Reproduce the listing that follows with no differences at all.

### [Recorded data]

■ ■ ■

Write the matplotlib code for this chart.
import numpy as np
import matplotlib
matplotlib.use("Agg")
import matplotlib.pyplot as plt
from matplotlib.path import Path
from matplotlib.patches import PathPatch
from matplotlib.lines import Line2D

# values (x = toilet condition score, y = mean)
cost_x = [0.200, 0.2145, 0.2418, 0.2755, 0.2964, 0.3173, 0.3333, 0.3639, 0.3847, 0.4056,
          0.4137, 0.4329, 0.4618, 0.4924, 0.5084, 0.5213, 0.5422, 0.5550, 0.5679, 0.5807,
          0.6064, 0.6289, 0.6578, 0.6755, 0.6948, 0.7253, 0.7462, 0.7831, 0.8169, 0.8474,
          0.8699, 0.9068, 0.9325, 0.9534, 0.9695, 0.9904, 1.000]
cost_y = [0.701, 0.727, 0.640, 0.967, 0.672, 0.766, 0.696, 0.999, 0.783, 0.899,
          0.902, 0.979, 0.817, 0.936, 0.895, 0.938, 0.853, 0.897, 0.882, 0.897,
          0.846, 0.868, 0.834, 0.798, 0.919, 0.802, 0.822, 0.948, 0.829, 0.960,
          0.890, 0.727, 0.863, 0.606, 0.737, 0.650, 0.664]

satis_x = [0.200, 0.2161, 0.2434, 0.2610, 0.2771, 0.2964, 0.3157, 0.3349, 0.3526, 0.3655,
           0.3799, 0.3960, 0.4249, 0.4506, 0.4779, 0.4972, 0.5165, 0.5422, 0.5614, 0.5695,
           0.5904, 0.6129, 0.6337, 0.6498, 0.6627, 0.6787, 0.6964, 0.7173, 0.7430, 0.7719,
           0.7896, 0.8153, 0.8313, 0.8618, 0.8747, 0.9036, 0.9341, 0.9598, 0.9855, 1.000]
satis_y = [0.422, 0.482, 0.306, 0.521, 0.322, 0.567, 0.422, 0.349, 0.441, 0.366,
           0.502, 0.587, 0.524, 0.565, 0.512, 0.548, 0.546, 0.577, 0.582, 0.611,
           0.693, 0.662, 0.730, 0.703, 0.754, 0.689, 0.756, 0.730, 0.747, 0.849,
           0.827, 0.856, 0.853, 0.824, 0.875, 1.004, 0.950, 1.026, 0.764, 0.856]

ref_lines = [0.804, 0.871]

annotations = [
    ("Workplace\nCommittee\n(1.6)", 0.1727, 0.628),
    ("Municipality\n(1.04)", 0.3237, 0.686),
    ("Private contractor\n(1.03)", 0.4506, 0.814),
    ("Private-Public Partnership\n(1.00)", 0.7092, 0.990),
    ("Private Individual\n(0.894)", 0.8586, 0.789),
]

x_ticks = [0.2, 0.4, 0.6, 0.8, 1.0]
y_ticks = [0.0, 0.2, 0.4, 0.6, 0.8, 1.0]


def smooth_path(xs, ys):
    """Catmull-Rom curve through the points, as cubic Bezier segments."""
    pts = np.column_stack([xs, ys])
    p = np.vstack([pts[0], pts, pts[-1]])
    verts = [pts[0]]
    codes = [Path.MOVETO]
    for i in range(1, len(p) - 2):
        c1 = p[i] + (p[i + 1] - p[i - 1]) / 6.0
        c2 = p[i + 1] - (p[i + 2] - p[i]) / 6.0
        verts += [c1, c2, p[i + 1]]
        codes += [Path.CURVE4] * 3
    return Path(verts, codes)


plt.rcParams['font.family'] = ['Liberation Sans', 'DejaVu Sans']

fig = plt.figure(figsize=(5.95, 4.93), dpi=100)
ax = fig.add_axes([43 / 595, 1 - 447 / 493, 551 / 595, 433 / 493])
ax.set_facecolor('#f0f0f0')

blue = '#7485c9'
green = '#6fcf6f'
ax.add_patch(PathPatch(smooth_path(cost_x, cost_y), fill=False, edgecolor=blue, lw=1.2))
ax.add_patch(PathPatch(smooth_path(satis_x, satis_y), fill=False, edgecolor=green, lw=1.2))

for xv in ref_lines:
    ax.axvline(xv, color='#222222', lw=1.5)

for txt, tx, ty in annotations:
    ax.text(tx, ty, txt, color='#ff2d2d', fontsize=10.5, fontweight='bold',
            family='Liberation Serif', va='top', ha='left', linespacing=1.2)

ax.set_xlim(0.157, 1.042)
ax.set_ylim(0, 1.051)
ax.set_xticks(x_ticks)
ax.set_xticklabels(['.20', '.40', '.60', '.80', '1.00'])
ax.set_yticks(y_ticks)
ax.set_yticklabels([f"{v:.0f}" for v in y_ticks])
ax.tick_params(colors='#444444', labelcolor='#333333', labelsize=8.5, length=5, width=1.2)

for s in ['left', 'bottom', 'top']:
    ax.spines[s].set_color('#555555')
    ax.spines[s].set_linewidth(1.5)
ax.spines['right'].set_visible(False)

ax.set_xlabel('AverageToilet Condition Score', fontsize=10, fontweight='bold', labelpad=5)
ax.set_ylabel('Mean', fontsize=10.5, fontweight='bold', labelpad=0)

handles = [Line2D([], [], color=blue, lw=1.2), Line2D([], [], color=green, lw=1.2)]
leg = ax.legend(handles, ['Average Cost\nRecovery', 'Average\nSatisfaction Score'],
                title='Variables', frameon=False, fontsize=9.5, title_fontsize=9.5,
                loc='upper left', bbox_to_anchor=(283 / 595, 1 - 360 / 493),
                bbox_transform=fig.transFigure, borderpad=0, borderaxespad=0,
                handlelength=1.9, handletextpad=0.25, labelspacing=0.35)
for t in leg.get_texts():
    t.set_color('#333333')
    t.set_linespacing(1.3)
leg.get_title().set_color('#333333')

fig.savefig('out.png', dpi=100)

■ ■ ■

### [Final answer]
Write the matplotlib code for this chart.
import numpy as np
import matplotlib
matplotlib.use("Agg")
import matplotlib.pyplot as plt
from matplotlib.path import Path
from matplotlib.patches import PathPatch
from matplotlib.lines import Line2D

# values (x = toilet condition score, y = mean)
cost_x = [0.200, 0.2145, 0.2418, 0.2755, 0.2964, 0.3173, 0.3333, 0.3639, 0.3847, 0.4056,
          0.4137, 0.4329, 0.4618, 0.4924, 0.5084, 0.5213, 0.5422, 0.5550, 0.5679, 0.5807,
          0.6064, 0.6289, 0.6578, 0.6755, 0.6948, 0.7253, 0.7462, 0.7831, 0.8169, 0.8474,
          0.8699, 0.9068, 0.9325, 0.9534, 0.9695, 0.9904, 1.000]
cost_y = [0.701, 0.727, 0.640, 0.967, 0.672, 0.766, 0.696, 0.999, 0.783, 0.899,
          0.902, 0.979, 0.817, 0.936, 0.895, 0.938, 0.853, 0.897, 0.882, 0.897,
          0.846, 0.868, 0.834, 0.798, 0.919, 0.802, 0.822, 0.948, 0.829, 0.960,
          0.890, 0.727, 0.863, 0.606, 0.737, 0.650, 0.664]

satis_x = [0.200, 0.2161, 0.2434, 0.2610, 0.2771, 0.2964, 0.3157, 0.3349, 0.3526, 0.3655,
           0.3799, 0.3960, 0.4249, 0.4506, 0.4779, 0.4972, 0.5165, 0.5422, 0.5614, 0.5695,
           0.5904, 0.6129, 0.6337, 0.6498, 0.6627, 0.6787, 0.6964, 0.7173, 0.7430, 0.7719,
           0.7896, 0.8153, 0.8313, 0.8618, 0.8747, 0.9036, 0.9341, 0.9598, 0.9855, 1.000]
satis_y = [0.422, 0.482, 0.306, 0.521, 0.322, 0.567, 0.422, 0.349, 0.441, 0.366,
           0.502, 0.587, 0.524, 0.565, 0.512, 0.548, 0.546, 0.577, 0.582, 0.611,
           0.693, 0.662, 0.730, 0.703, 0.754, 0.689, 0.756, 0.730, 0.747, 0.849,
           0.827, 0.856, 0.853, 0.824, 0.875, 1.004, 0.950, 1.026, 0.764, 0.856]

ref_lines = [0.804, 0.871]

annotations = [
    ("Workplace\nCommittee\n(1.6)", 0.1727, 0.628),
    ("Municipality\n(1.04)", 0.3237, 0.686),
    ("Private contractor\n(1.03)", 0.4506, 0.814),
    ("Private-Public Partnership\n(1.00)", 0.7092, 0.990),
    ("Private Individual\n(0.894)", 0.8586, 0.789),
]

x_ticks = [0.2, 0.4, 0.6, 0.8, 1.0]
y_ticks = [0.0, 0.2, 0.4, 0.6, 0.8, 1.0]


def smooth_path(xs, ys):
    """Catmull-Rom curve through the points, as cubic Bezier segments."""
    pts = np.column_stack([xs, ys])
    p = np.vstack([pts[0], pts, pts[-1]])
    verts = [pts[0]]
    codes = [Path.MOVETO]
    for i in range(1, len(p) - 2):
        c1 = p[i] + (p[i + 1] - p[i - 1]) / 6.0
        c2 = p[i + 1] - (p[i + 2] - p[i]) / 6.0
        verts += [c1, c2, p[i + 1]]
        codes += [Path.CURVE4] * 3
    return Path(verts, codes)


plt.rcParams['font.family'] = ['Liberation Sans', 'DejaVu Sans']

fig = plt.figure(figsize=(5.95, 4.93), dpi=100)
ax = fig.add_axes([43 / 595, 1 - 447 / 493, 551 / 595, 433 / 493])
ax.set_facecolor('#f0f0f0')

blue = '#7485c9'
green = '#6fcf6f'
ax.add_patch(PathPatch(smooth_path(cost_x, cost_y), fill=False, edgecolor=blue, lw=1.2))
ax.add_patch(PathPatch(smooth_path(satis_x, satis_y), fill=False, edgecolor=green, lw=1.2))

for xv in ref_lines:
    ax.axvline(xv, color='#222222', lw=1.5)

for txt, tx, ty in annotations:
    ax.text(tx, ty, txt, color='#ff2d2d', fontsize=10.5, fontweight='bold',
            family='Liberation Serif', va='top', ha='left', linespacing=1.2)

ax.set_xlim(0.157, 1.042)
ax.set_ylim(0, 1.051)
ax.set_xticks(x_ticks)
ax.set_xticklabels(['.20', '.40', '.60', '.80', '1.00'])
ax.set_yticks(y_ticks)
ax.set_yticklabels([f"{v:.0f}" for v in y_ticks])
ax.tick_params(colors='#444444', labelcolor='#333333', labelsize=8.5, length=5, width=1.2)

for s in ['left', 'bottom', 'top']:
    ax.spines[s].set_color('#555555')
    ax.spines[s].set_linewidth(1.5)
ax.spines['right'].set_visible(False)

ax.set_xlabel('AverageToilet Condition Score', fontsize=10, fontweight='bold', labelpad=5)
ax.set_ylabel('Mean', fontsize=10.5, fontweight='bold', labelpad=0)

handles = [Line2D([], [], color=blue, lw=1.2), Line2D([], [], color=green, lw=1.2)]
leg = ax.legend(handles, ['Average Cost\nRecovery', 'Average\nSatisfaction Score'],
                title='Variables', frameon=False, fontsize=9.5, title_fontsize=9.5,
                loc='upper left', bbox_to_anchor=(283 / 595, 1 - 360 / 493),
                bbox_transform=fig.transFigure, borderpad=0, borderaxespad=0,
                handlelength=1.9, handletextpad=0.25, labelspacing=0.35)
for t in leg.get_texts():
    t.set_color('#333333')
    t.set_linespacing(1.3)
leg.get_title().set_color('#333333')

fig.savefig('out.png', dpi=100)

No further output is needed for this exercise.